Though he suffered most of the indignities forced on African Americans during the Jim Crow era, Johnson retained his sense of self-worth; he proclaimed forcefully in Negro Americans, What Now that "My inner life is mine, and I shall defend and maintain its integrity against all the powers of hell". The defense of his "inner life" did not mean withdrawal, but active engagement. Thus Johnson was a key figure, perhaps the key figure, in making the NAACP a truly national organization capable of mounting the attack that eventually led to the dismantling of the system of segregation by law. Maintaining his "inner life" also led Johnson to write both prose and poetry that has endured over the decades.

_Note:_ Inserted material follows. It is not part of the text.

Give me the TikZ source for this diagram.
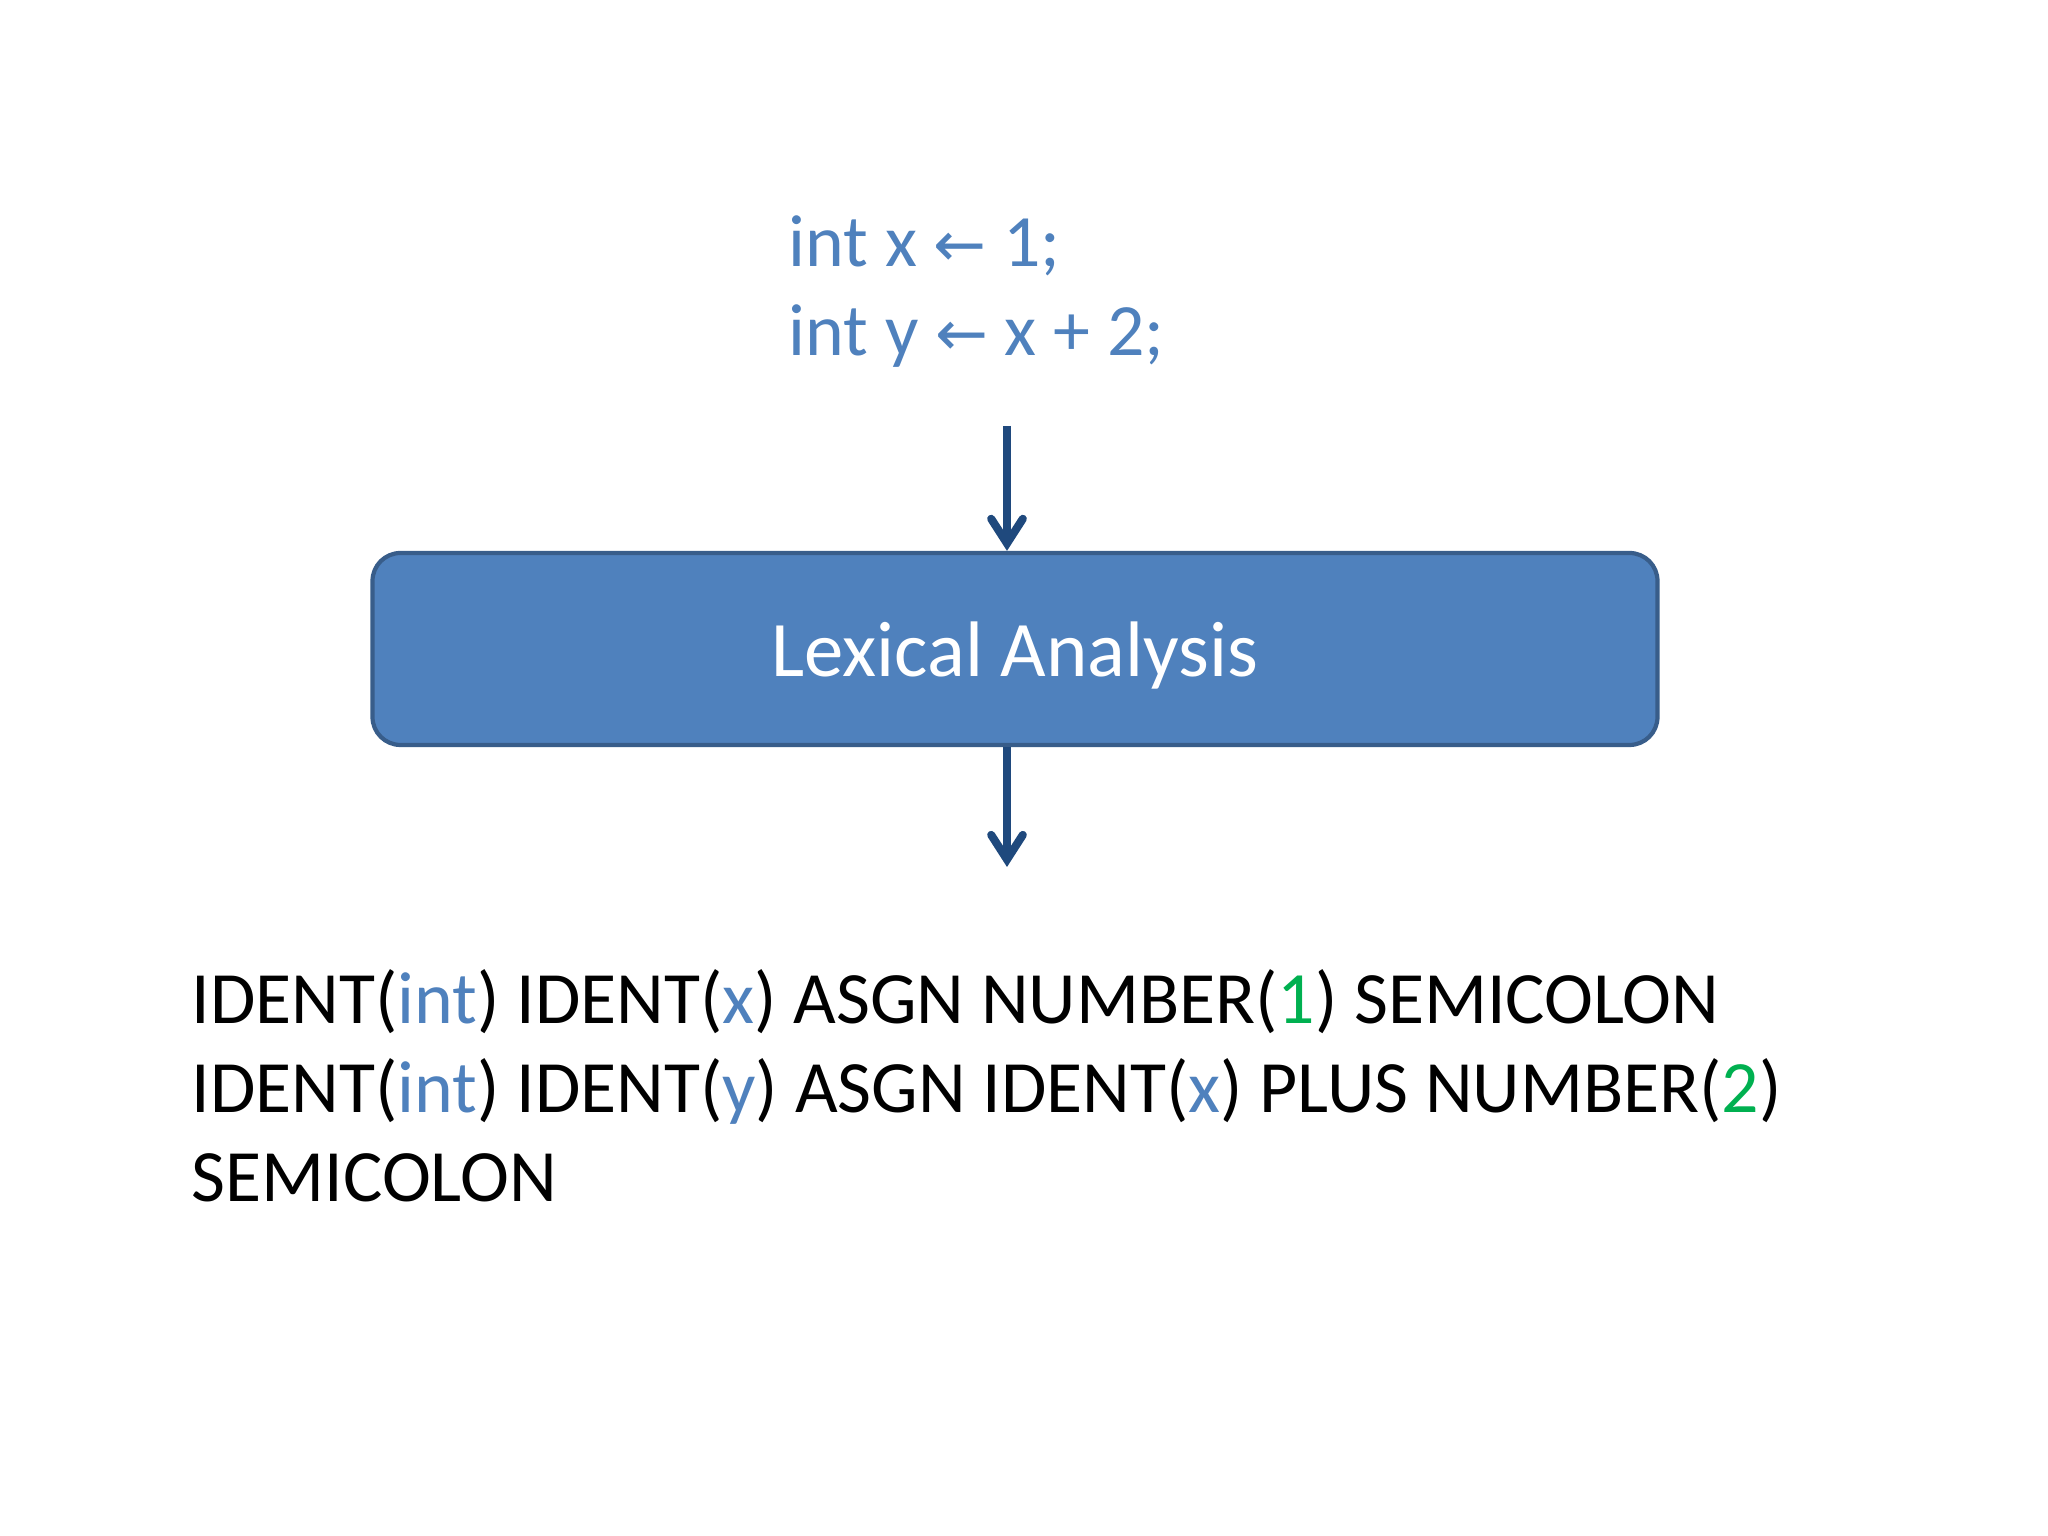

"Lift Every Voice and Sing", written a century ago, can still be heard at African-American gatherings, and the title phrase appears on the U.S. postage stamp issued in 1988 to honor Johnson. The Autobiography of an Ex-Colored Man has remained in print since its reissue in the 1920's, and it holds a significant place in the history of African-American fiction. Along This Way, also still in print after more than sixty years, is acknowledged as a classic American autobiography. Finally, God's Trombones, Johnson's celebration of the creativity found in African-American religion, has been adapted for the stage several times, most notably by Vignette Carroll (as Trumpets of the Lord) in 1963.
Bibliography
The James Weldon Johnson Papers in the Beinecke Library, Yale University is the single most important primary source for the study of Johnson's life. Two other important manuscript collections are the NAACP Collection and the Booker T. Washington Papers, both in the Library of Congress. The standard biography is Eugene Levy, James Weldon Johnson: Black Leader, Black Voice (1973).
A briefer biography is Robert E. Fleming, James Weldon Johnson (1987).
Sondra K. Wilson has edited a two-volume collection, The Selected Writings of James Weldon Johnson (2 vols., 1995), making available much of his newspaper and magazine work.